▶ _Recorded data_
((

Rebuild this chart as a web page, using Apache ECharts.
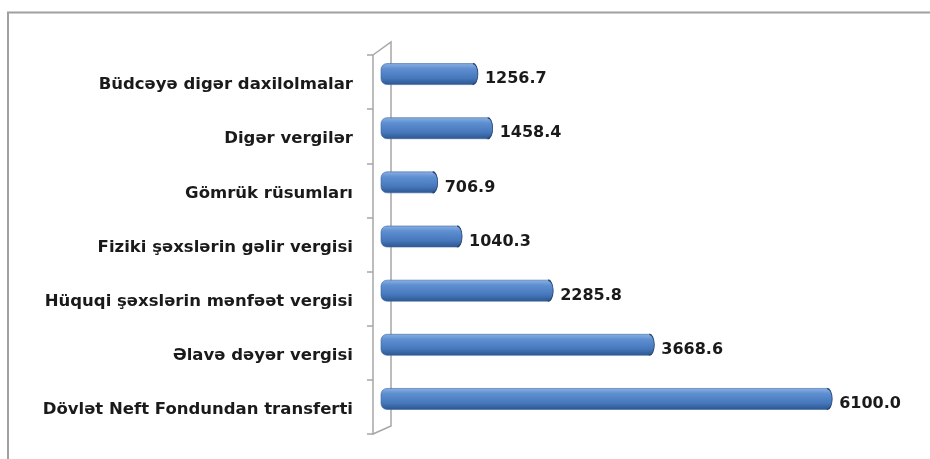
<!DOCTYPE html>
<html>
<head>
<meta charset="utf-8">
<script src="https://cdn.jsdelivr.net/npm/echarts@6/dist/echarts.min.js"></script>
<style>
  html, body { margin: 0; padding: 0; background: #fff; }
  #chart { width: 930px; height: 459px; }
</style>
</head>
<body>
<div id="chart"></div>
<script>
// bottom to top, as the category axis draws them
var categories = [
  'Dövlət Neft Fondundan transferti',
  'Əlavə dəyər vergisi',
  'Hüquqi şəxslərin mənfəət vergisi',
  'Fiziki şəxslərin gəlir vergisi',
  'Gömrük rüsumları',
  'Digər vergilər',
  'Büdcəyə digər daxilolmalar'
];
var values = [6100.0, 3668.6, 2285.8, 1040.3, 706.9, 1458.4, 1256.7];

var axisMax = 7000;

// plot box (bars sit on the back wall, labels/ticks on the front edge)
var backTop = 47, backBottom = 33, backLeft = 381, backRight = 37;
var frontTop = 55, frontBottom = 25, frontLeft = 373;
var labelShift = 3;
var barH = 21, capRx = 5;

function barGrad() {
  return new echarts.graphic.LinearGradient(0, 0, 0, 1, [
    { offset: 0, color: '#8cb1e3' },
    { offset: 0.25, color: '#5e8fd1' },
    { offset: 0.7, color: '#4677bb' },
    { offset: 1, color: '#2c568e' }
  ]);
}

// cylinder: body + round end cap + value label
function renderCylinder(params, api) {
  var idx = api.value(0);
  var val = api.value(1);
  var p0 = api.coord([0, idx]);
  var p1 = api.coord([val, idx]);
  var y = p0[1] - barH / 2;
  var r = barH / 2;
  return {
    type: 'group',
    children: [
      {
        type: 'rect',
        shape: { x: p0[0], y: y, width: p1[0] - p0[0], height: barH, r: [6, 0, 0, 6] },
        style: { fill: barGrad(), stroke: '#3a659f', lineWidth: 0.6 }
      },
      {
        type: 'ellipse',
        shape: { cx: p1[0], cy: p1[1], rx: capRx, ry: r },
        style: { fill: barGrad() }
      },
      {
        type: 'arc',
        x: p1[0], y: p1[1],
        scaleX: capRx / r,
        shape: { cx: 0, cy: 0, r: r, startAngle: -Math.PI / 2, endAngle: Math.PI / 2 },
        style: { stroke: '#22426f', lineWidth: 1.6, fill: null, strokeNoScale: true }
      },
      {
        type: 'text',
        x: p1[0] + capRx + 7,
        y: p1[1] + 5,
        style: {
          text: val.toFixed(1),
          fill: '#1a1a1a',
          font: 'bold 16px "DejaVu Sans"',
          verticalAlign: 'middle',
          align: 'left'
        }
      }
    ]
  };
}

var chart = echarts.init(document.getElementById('chart'));
var W = 930, H = 459;

var option = {
  backgroundColor: '#fff',
  animation: false,
  grid: [
    { left: backLeft, right: backRight, top: backTop, bottom: backBottom },
    { left: frontLeft, right: backRight, top: frontTop, bottom: frontBottom },
    { left: frontLeft, right: backRight, top: frontTop + labelShift, bottom: frontBottom - labelShift }
  ],
  xAxis: [
    { gridIndex: 0, type: 'value', min: 0, max: axisMax, show: false },
    { gridIndex: 1, type: 'value', min: 0, max: axisMax, show: false },
    { gridIndex: 2, type: 'value', min: 0, max: axisMax, show: false }
  ],
  yAxis: [
    {
      gridIndex: 0, type: 'category', data: categories, show: false
    },
    {
      // front edge: line + ticks
      gridIndex: 1, type: 'category', data: categories,
      axisLine: { show: true, lineStyle: { color: '#a6a6a6', width: 1.5 } },
      axisTick: { show: true, length: 6, inside: false, lineStyle: { color: '#a6a6a6', width: 1.5 } },
      axisLabel: { show: false },
      splitLine: { show: false }
    },
    {
      // category names
      gridIndex: 2, type: 'category', data: categories,
      axisLine: { show: false },
      axisTick: { show: false },
      axisLabel: {
        margin: 20,
        color: '#1a1a1a',
        fontFamily: 'DejaVu Sans',
        fontWeight: 'bold',
        fontSize: 16.5
      },
      splitLine: { show: false }
    }
  ],
  series: [
    {
      type: 'custom',
      xAxisIndex: 0, yAxisIndex: 0,
      data: values.map(function (v, i) { return [i, v]; }),
      encode: { x: 1, y: 0 },
      renderItem: renderCylinder,
      z: 3
    }
  ],
  graphic: [
    // outer frame (top + left only visible)
    {
      type: 'polyline',
      shape: { points: [[8, H], [8, 12.5], [W, 12.5]] },
      style: { stroke: '#a0a0a0', lineWidth: 2, fill: null }
    },
    // 3D wall: back edge and the two diagonals
    {
      type: 'polyline',
      shape: {
        points: [
          [frontLeft, frontTop],
          [frontLeft + 18, frontTop - 13],
          [frontLeft + 18, H - frontBottom - 8],
          [frontLeft, H - frontBottom]
        ]
      },
      style: { stroke: '#a6a6a6', lineWidth: 1.5, fill: null }
    }
  ]
};

chart.setOption(option);
</script>
</body>
</html>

))

▶ _Brief_
Leave out the pictures and print every line of the data exactly.

▶ _Correct answer_
Rebuild this chart as a web page, using Apache ECharts.
<!DOCTYPE html>
<html>
<head>
<meta charset="utf-8">
<script src="https://cdn.jsdelivr.net/npm/echarts@6/dist/echarts.min.js"></script>
<style>
  html, body { margin: 0; padding: 0; background: #fff; }
  #chart { width: 930px; height: 459px; }
</style>
</head>
<body>
<div id="chart"></div>
<script>
// bottom to top, as the category axis draws them
var categories = [
  'Dövlət Neft Fondundan transferti',
  'Əlavə dəyər vergisi',
  'Hüquqi şəxslərin mənfəət vergisi',
  'Fiziki şəxslərin gəlir vergisi',
  'Gömrük rüsumları',
  'Digər vergilər',
  'Büdcəyə digər daxilolmalar'
];
var values = [6100.0, 3668.6, 2285.8, 1040.3, 706.9, 1458.4, 1256.7];

var axisMax = 7000;

// plot box (bars sit on the back wall, labels/ticks on the front edge)
var backTop = 47, backBottom = 33, backLeft = 381, backRight = 37;
var frontTop = 55, frontBottom = 25, frontLeft = 373;
var labelShift = 3;
var barH = 21, capRx = 5;

function barGrad() {
  return new echarts.graphic.LinearGradient(0, 0, 0, 1, [
    { offset: 0, color: '#8cb1e3' },
    { offset: 0.25, color: '#5e8fd1' },
    { offset: 0.7, color: '#4677bb' },
    { offset: 1, color: '#2c568e' }
  ]);
}

// cylinder: body + round end cap + value label
function renderCylinder(params, api) {
  var idx = api.value(0);
  var val = api.value(1);
  var p0 = api.coord([0, idx]);
  var p1 = api.coord([val, idx]);
  var y = p0[1] - barH / 2;
  var r = barH / 2;
  return {
    type: 'group',
    children: [
      {
        type: 'rect',
        shape: { x: p0[0], y: y, width: p1[0] - p0[0], height: barH, r: [6, 0, 0, 6] },
        style: { fill: barGrad(), stroke: '#3a659f', lineWidth: 0.6 }
      },
      {
        type: 'ellipse',
        shape: { cx: p1[0], cy: p1[1], rx: capRx, ry: r },
        style: { fill: barGrad() }
      },
      {
        type: 'arc',
        x: p1[0], y: p1[1],
        scaleX: capRx / r,
        shape: { cx: 0, cy: 0, r: r, startAngle: -Math.PI / 2, endAngle: Math.PI / 2 },
        style: { stroke: '#22426f', lineWidth: 1.6, fill: null, strokeNoScale: true }
      },
      {
        type: 'text',
        x: p1[0] + capRx + 7,
        y: p1[1] + 5,
        style: {
          text: val.toFixed(1),
          fill: '#1a1a1a',
          font: 'bold 16px "DejaVu Sans"',
          verticalAlign: 'middle',
          align: 'left'
        }
      }
    ]
  };
}

var chart = echarts.init(document.getElementById('chart'));
var W = 930, H = 459;

var option = {
  backgroundColor: '#fff',
  animation: false,
  grid: [
    { left: backLeft, right: backRight, top: backTop, bottom: backBottom },
    { left: frontLeft, right: backRight, top: frontTop, bottom: frontBottom },
    { left: frontLeft, right: backRight, top: frontTop + labelShift, bottom: frontBottom - labelShift }
  ],
  xAxis: [
    { gridIndex: 0, type: 'value', min: 0, max: axisMax, show: false },
    { gridIndex: 1, type: 'value', min: 0, max: axisMax, show: false },
    { gridIndex: 2, type: 'value', min: 0, max: axisMax, show: false }
  ],
  yAxis: [
    {
      gridIndex: 0, type: 'category', data: categories, show: false
    },
    {
      // front edge: line + ticks
      gridIndex: 1, type: 'category', data: categories,
      axisLine: { show: true, lineStyle: { color: '#a6a6a6', width: 1.5 } },
      axisTick: { show: true, length: 6, inside: false, lineStyle: { color: '#a6a6a6', width: 1.5 } },
      axisLabel: { show: false },
      splitLine: { show: false }
    },
    {
      // category names
      gridIndex: 2, type: 'category', data: categories,
      axisLine: { show: false },
      axisTick: { show: false },
      axisLabel: {
        margin: 20,
        color: '#1a1a1a',
        fontFamily: 'DejaVu Sans',
        fontWeight: 'bold',
        fontSize: 16.5
      },
      splitLine: { show: false }
    }
  ],
  series: [
    {
      type: 'custom',
      xAxisIndex: 0, yAxisIndex: 0,
      data: values.map(function (v, i) { return [i, v]; }),
      encode: { x: 1, y: 0 },
      renderItem: renderCylinder,
      z: 3
    }
  ],
  graphic: [
    // outer frame (top + left only visible)
    {
      type: 'polyline',
      shape: { points: [[8, H], [8, 12.5], [W, 12.5]] },
      style: { stroke: '#a0a0a0', lineWidth: 2, fill: null }
    },
    // 3D wall: back edge and the two diagonals
    {
      type: 'polyline',
      shape: {
        points: [
          [frontLeft, frontTop],
          [frontLeft + 18, frontTop - 13],
          [frontLeft + 18, H - frontBottom - 8],
          [frontLeft, H - frontBottom]
        ]
      },
      style: { stroke: '#a6a6a6', lineWidth: 1.5, fill: null }
    }
  ]
};

chart.setOption(option);
</script>
</body>
</html>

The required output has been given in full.